--- START Dataset section ---

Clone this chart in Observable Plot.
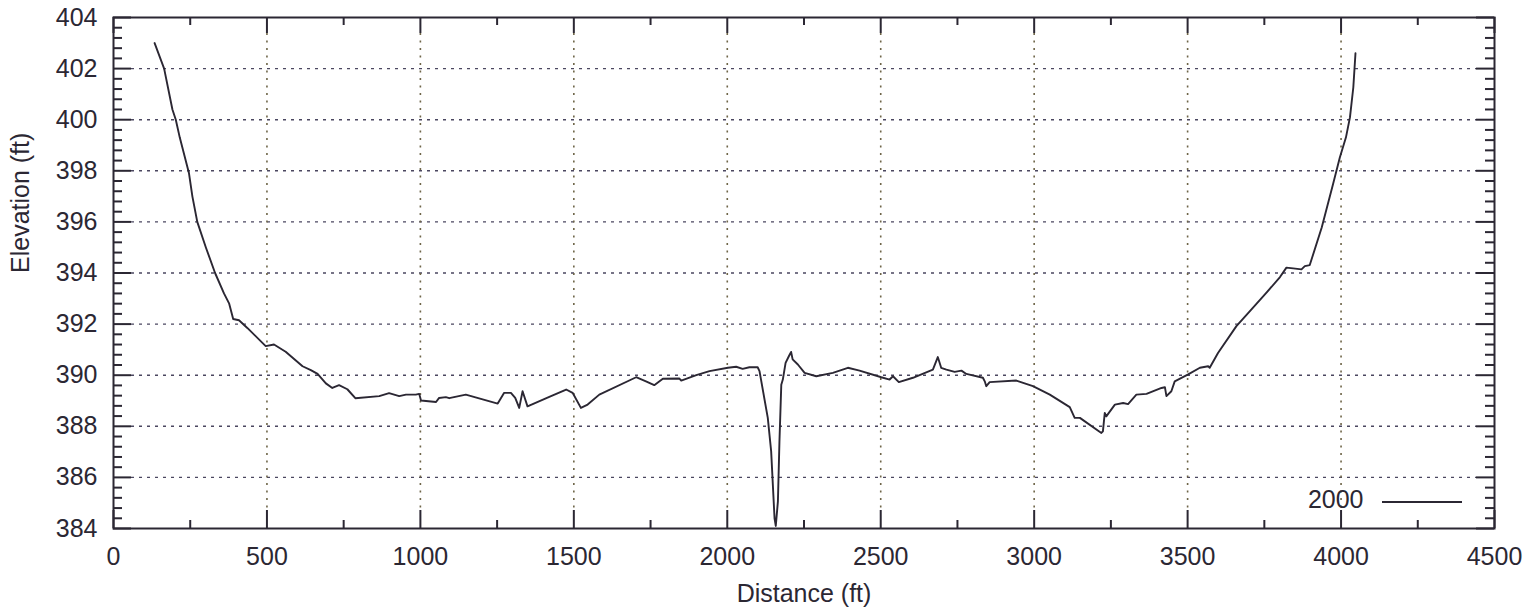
<!DOCTYPE html>
<html>
<head>
<meta charset="utf-8">
<script src="https://cdn.jsdelivr.net/npm/d3@7"></script>
<script src="https://cdn.jsdelivr.net/npm/@observablehq/plot@0.6"></script>
<style>
  html, body { margin: 0; padding: 0; background: #ffffff; }
  #chart { width: 1534px; height: 616px; }
</style>
</head>
<body>
<div id="chart"></div>
<script>
// Cross-section profile, year 2000
const distance = [134, 165, 192, 203, 216, 246, 257, 273, 301, 331, 360, 377, 390, 409, 436, 496, 523, 561, 616, 643, 665, 692, 713, 735, 762, 788,
  866, 898, 931, 953, 985, 996, 1002, 1051, 1061, 1083, 1094, 1148, 1252, 1273, 1295, 1309, 1322, 1333, 1349, 1420, 1475, 1496, 1523, 1545, 1583,
  1703, 1735, 1762, 1790, 1844, 1850, 1899, 1942, 2002, 2029, 2050, 2072, 2099, 2105, 2132, 2143, 2154, 2158, 2165, 2170, 2176, 2181, 2190, 2201, 2208,
  2213, 2230, 2252, 2290, 2344, 2393, 2431, 2502, 2529, 2540, 2559, 2605, 2670, 2686, 2697, 2714, 2741, 2763, 2779, 2833, 2839, 2844, 2855, 2942,
  2996, 3051, 3116, 3132, 3149, 3219, 3224, 3230, 3235, 3263, 3290, 3306, 3333, 3366, 3415, 3426, 3431, 3447, 3458, 3502, 3540, 3567, 3572, 3599,
  3659, 3703, 3757, 3801, 3822, 3844, 3871, 3882, 3898, 3937, 3974, 3996, 4016, 4029, 4040, 4047];
const elevation = [403.0, 402.0, 400.4, 400.0, 399.3, 397.9, 397.0, 396.0, 395.0, 394.0, 393.2, 392.8, 392.2, 392.15, 391.85, 391.14, 391.2, 390.92, 390.35, 390.2, 390.05, 389.68, 389.5, 389.61, 389.45, 389.1,
  389.18, 389.3, 389.18, 389.24, 389.24, 389.27, 389.01, 388.95, 389.11, 389.14, 389.1, 389.24, 388.89, 389.31, 389.31, 389.11, 388.72, 389.37, 388.78, 389.15, 389.44, 389.31, 388.72, 388.85, 389.24,
  389.92, 389.76, 389.61, 389.86, 389.87, 389.79, 390.0, 390.16, 390.29, 390.33, 390.25, 390.31, 390.31, 390.16, 388.33, 387.02, 384.4, 384.1, 385.06, 387.41, 389.63, 389.83, 390.48, 390.75, 390.91,
  390.62, 390.42, 390.09, 389.96, 390.09, 390.29, 390.18, 389.92, 389.83, 389.96, 389.73, 389.9, 390.22, 390.71, 390.29, 390.22, 390.13, 390.18, 390.05, 389.9, 389.76, 389.57, 389.73, 389.79,
  389.57, 389.24, 388.75, 388.33, 388.33, 387.74, 387.8, 388.52, 388.39, 388.85, 388.91, 388.87, 389.24, 389.27, 389.5, 389.53, 389.18, 389.37, 389.76, 390.03, 390.29, 390.35, 390.29, 390.87,
  391.92, 392.51, 393.23, 393.84, 394.21, 394.18, 394.14, 394.27, 394.31, 395.78, 397.48, 398.52, 399.31, 400.09, 401.27, 402.6];
const seriesName = "2000";

const xTicks = [0, 500, 1000, 1500, 2000, 2500, 3000, 3500, 4000, 4500];
const yTicks = [384, 386, 388, 390, 392, 394, 396, 398, 400, 402, 404];
const xGrid = [500, 1000, 1500, 2000, 2500, 3000, 3500, 4000];
const yGrid = [386, 388, 390, 392, 394, 396, 398, 400, 402];
const xMinor = [250, 750, 1250, 1750, 2250, 2750, 3250, 3750, 4250];
const yMinor = d3.range(384, 404.001, 0.4).filter(v => Math.abs(v / 2 - Math.round(v / 2)) > 1e-6);

const xLabel = "Distance (ft)";
const yLabel = "Elevation (ft)";

const profile = distance.map((d, i) => ({distance: d, elevation: elevation[i]}));

const W = 1534, H = 616;
const mL = 113, mR = 40, mT = 17, mB = 88;
const innerW = W - mL - mR, innerH = H - mT - mB;
const ink = "#2b2733";

const legendLine = (index, scales, values, dim) => {
  const svgns = "http://www.w3.org/2000/svg";
  const g = document.createElementNS(svgns, "g");
  const l = document.createElementNS(svgns, "line");
  const x2 = dim.width - dim.marginRight - 32;
  const y = dim.height - dim.marginBottom - 26;
  l.setAttribute("x1", x2 - 80);
  l.setAttribute("x2", x2);
  l.setAttribute("y1", y);
  l.setAttribute("y2", y);
  l.setAttribute("stroke", ink);
  l.setAttribute("stroke-width", 1.8);
  g.appendChild(l);
  return g;
};

const chart = Plot.plot({
  width: W,
  height: H,
  marginLeft: mL,
  marginRight: mR,
  marginTop: mT,
  marginBottom: mB,
  style: {fontFamily: "'Liberation Sans', Arial, Helvetica, sans-serif", fontSize: "25px", color: ink, background: "#ffffff"},
  x: {domain: [0, 4500], ticks: xTicks, tickSize: 0, tickPadding: 19, label: null, tickFormat: d => String(d)},
  y: {domain: [384, 404], ticks: yTicks, tickSize: 0, tickPadding: 16, label: null, tickFormat: d => String(d)},
  marks: [
    Plot.ruleY(yGrid, {stroke: "#4b4760", strokeWidth: 1.4, strokeDasharray: "3,5", insetLeft: 18, insetRight: 18}),
    Plot.ruleX(xGrid, {stroke: "#6e6548", strokeWidth: 1.6, strokeDasharray: "2,5.5", insetTop: 16, insetBottom: 18}),
    // inward ticks: bottom & top
    Plot.tickX(xTicks, {x: d => d, stroke: ink, strokeWidth: 2, insetTop: innerH - 18}),
    Plot.tickX(xMinor, {x: d => d, stroke: ink, strokeWidth: 2, insetTop: innerH - 8}),
    Plot.tickX(xTicks, {x: d => d, stroke: ink, strokeWidth: 2, insetBottom: innerH - 16}),
    Plot.tickX(xMinor, {x: d => d, stroke: ink, strokeWidth: 2, insetBottom: innerH - 8}),
    // inward ticks: left & right
    Plot.tickY(yTicks, {y: d => d, stroke: ink, strokeWidth: 2, insetRight: innerW - 18}),
    Plot.tickY(yMinor, {y: d => d, stroke: ink, strokeWidth: 2, insetRight: innerW - 9}),
    Plot.tickY(yTicks, {y: d => d, stroke: ink, strokeWidth: 2, insetLeft: innerW - 18}),
    Plot.tickY(yMinor, {y: d => d, stroke: ink, strokeWidth: 2, insetLeft: innerW - 9}),
    Plot.line(profile, {x: "distance", y: "elevation", stroke: ink, strokeWidth: 1.9}),
    Plot.frame({stroke: ink, strokeWidth: 2}),
    // legend
    Plot.text([seriesName], {frameAnchor: "bottom-right", dx: -131, dy: -21, textAnchor: "end", fill: ink, fontSize: 25}),
    legendLine,
    // axis titles
    Plot.text([xLabel], {frameAnchor: "bottom", dy: 73, fill: ink, fontSize: 25}),
    Plot.text([yLabel], {frameAnchor: "left", dx: -93, rotate: -90, fill: ink, fontSize: 25})
  ]
});

document.getElementById("chart").appendChild(chart);
</script>
</body>
</html>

--- END Dataset section ---

Repeat the material exactly as it reads, without any of its pictures.

Clone this chart in Observable Plot.
<!DOCTYPE html>
<html>
<head>
<meta charset="utf-8">
<script src="https://cdn.jsdelivr.net/npm/d3@7"></script>
<script src="https://cdn.jsdelivr.net/npm/@observablehq/plot@0.6"></script>
<style>
  html, body { margin: 0; padding: 0; background: #ffffff; }
  #chart { width: 1534px; height: 616px; }
</style>
</head>
<body>
<div id="chart"></div>
<script>
// Cross-section profile, year 2000
const distance = [134, 165, 192, 203, 216, 246, 257, 273, 301, 331, 360, 377, 390, 409, 436, 496, 523, 561, 616, 643, 665, 692, 713, 735, 762, 788,
  866, 898, 931, 953, 985, 996, 1002, 1051, 1061, 1083, 1094, 1148, 1252, 1273, 1295, 1309, 1322, 1333, 1349, 1420, 1475, 1496, 1523, 1545, 1583,
  1703, 1735, 1762, 1790, 1844, 1850, 1899, 1942, 2002, 2029, 2050, 2072, 2099, 2105, 2132, 2143, 2154, 2158, 2165, 2170, 2176, 2181, 2190, 2201, 2208,
  2213, 2230, 2252, 2290, 2344, 2393, 2431, 2502, 2529, 2540, 2559, 2605, 2670, 2686, 2697, 2714, 2741, 2763, 2779, 2833, 2839, 2844, 2855, 2942,
  2996, 3051, 3116, 3132, 3149, 3219, 3224, 3230, 3235, 3263, 3290, 3306, 3333, 3366, 3415, 3426, 3431, 3447, 3458, 3502, 3540, 3567, 3572, 3599,
  3659, 3703, 3757, 3801, 3822, 3844, 3871, 3882, 3898, 3937, 3974, 3996, 4016, 4029, 4040, 4047];
const elevation = [403.0, 402.0, 400.4, 400.0, 399.3, 397.9, 397.0, 396.0, 395.0, 394.0, 393.2, 392.8, 392.2, 392.15, 391.85, 391.14, 391.2, 390.92, 390.35, 390.2, 390.05, 389.68, 389.5, 389.61, 389.45, 389.1,
  389.18, 389.3, 389.18, 389.24, 389.24, 389.27, 389.01, 388.95, 389.11, 389.14, 389.1, 389.24, 388.89, 389.31, 389.31, 389.11, 388.72, 389.37, 388.78, 389.15, 389.44, 389.31, 388.72, 388.85, 389.24,
  389.92, 389.76, 389.61, 389.86, 389.87, 389.79, 390.0, 390.16, 390.29, 390.33, 390.25, 390.31, 390.31, 390.16, 388.33, 387.02, 384.4, 384.1, 385.06, 387.41, 389.63, 389.83, 390.48, 390.75, 390.91,
  390.62, 390.42, 390.09, 389.96, 390.09, 390.29, 390.18, 389.92, 389.83, 389.96, 389.73, 389.9, 390.22, 390.71, 390.29, 390.22, 390.13, 390.18, 390.05, 389.9, 389.76, 389.57, 389.73, 389.79,
  389.57, 389.24, 388.75, 388.33, 388.33, 387.74, 387.8, 388.52, 388.39, 388.85, 388.91, 388.87, 389.24, 389.27, 389.5, 389.53, 389.18, 389.37, 389.76, 390.03, 390.29, 390.35, 390.29, 390.87,
  391.92, 392.51, 393.23, 393.84, 394.21, 394.18, 394.14, 394.27, 394.31, 395.78, 397.48, 398.52, 399.31, 400.09, 401.27, 402.6];
const seriesName = "2000";

const xTicks = [0, 500, 1000, 1500, 2000, 2500, 3000, 3500, 4000, 4500];
const yTicks = [384, 386, 388, 390, 392, 394, 396, 398, 400, 402, 404];
const xGrid = [500, 1000, 1500, 2000, 2500, 3000, 3500, 4000];
const yGrid = [386, 388, 390, 392, 394, 396, 398, 400, 402];
const xMinor = [250, 750, 1250, 1750, 2250, 2750, 3250, 3750, 4250];
const yMinor = d3.range(384, 404.001, 0.4).filter(v => Math.abs(v / 2 - Math.round(v / 2)) > 1e-6);

const xLabel = "Distance (ft)";
const yLabel = "Elevation (ft)";

const profile = distance.map((d, i) => ({distance: d, elevation: elevation[i]}));

const W = 1534, H = 616;
const mL = 113, mR = 40, mT = 17, mB = 88;
const innerW = W - mL - mR, innerH = H - mT - mB;
const ink = "#2b2733";

const legendLine = (index, scales, values, dim) => {
  const svgns = "http://www.w3.org/2000/svg";
  const g = document.createElementNS(svgns, "g");
  const l = document.createElementNS(svgns, "line");
  const x2 = dim.width - dim.marginRight - 32;
  const y = dim.height - dim.marginBottom - 26;
  l.setAttribute("x1", x2 - 80);
  l.setAttribute("x2", x2);
  l.setAttribute("y1", y);
  l.setAttribute("y2", y);
  l.setAttribute("stroke", ink);
  l.setAttribute("stroke-width", 1.8);
  g.appendChild(l);
  return g;
};

const chart = Plot.plot({
  width: W,
  height: H,
  marginLeft: mL,
  marginRight: mR,
  marginTop: mT,
  marginBottom: mB,
  style: {fontFamily: "'Liberation Sans', Arial, Helvetica, sans-serif", fontSize: "25px", color: ink, background: "#ffffff"},
  x: {domain: [0, 4500], ticks: xTicks, tickSize: 0, tickPadding: 19, label: null, tickFormat: d => String(d)},
  y: {domain: [384, 404], ticks: yTicks, tickSize: 0, tickPadding: 16, label: null, tickFormat: d => String(d)},
  marks: [
    Plot.ruleY(yGrid, {stroke: "#4b4760", strokeWidth: 1.4, strokeDasharray: "3,5", insetLeft: 18, insetRight: 18}),
    Plot.ruleX(xGrid, {stroke: "#6e6548", strokeWidth: 1.6, strokeDasharray: "2,5.5", insetTop: 16, insetBottom: 18}),
    // inward ticks: bottom & top
    Plot.tickX(xTicks, {x: d => d, stroke: ink, strokeWidth: 2, insetTop: innerH - 18}),
    Plot.tickX(xMinor, {x: d => d, stroke: ink, strokeWidth: 2, insetTop: innerH - 8}),
    Plot.tickX(xTicks, {x: d => d, stroke: ink, strokeWidth: 2, insetBottom: innerH - 16}),
    Plot.tickX(xMinor, {x: d => d, stroke: ink, strokeWidth: 2, insetBottom: innerH - 8}),
    // inward ticks: left & right
    Plot.tickY(yTicks, {y: d => d, stroke: ink, strokeWidth: 2, insetRight: innerW - 18}),
    Plot.tickY(yMinor, {y: d => d, stroke: ink, strokeWidth: 2, insetRight: innerW - 9}),
    Plot.tickY(yTicks, {y: d => d, stroke: ink, strokeWidth: 2, insetLeft: innerW - 18}),
    Plot.tickY(yMinor, {y: d => d, stroke: ink, strokeWidth: 2, insetLeft: innerW - 9}),
    Plot.line(profile, {x: "distance", y: "elevation", stroke: ink, strokeWidth: 1.9}),
    Plot.frame({stroke: ink, strokeWidth: 2}),
    // legend
    Plot.text([seriesName], {frameAnchor: "bottom-right", dx: -131, dy: -21, textAnchor: "end", fill: ink, fontSize: 25}),
    legendLine,
    // axis titles
    Plot.text([xLabel], {frameAnchor: "bottom", dy: 73, fill: ink, fontSize: 25}),
    Plot.text([yLabel], {frameAnchor: "left", dx: -93, rotate: -90, fill: ink, fontSize: 25})
  ]
});

document.getElementById("chart").appendChild(chart);
</script>
</body>
</html>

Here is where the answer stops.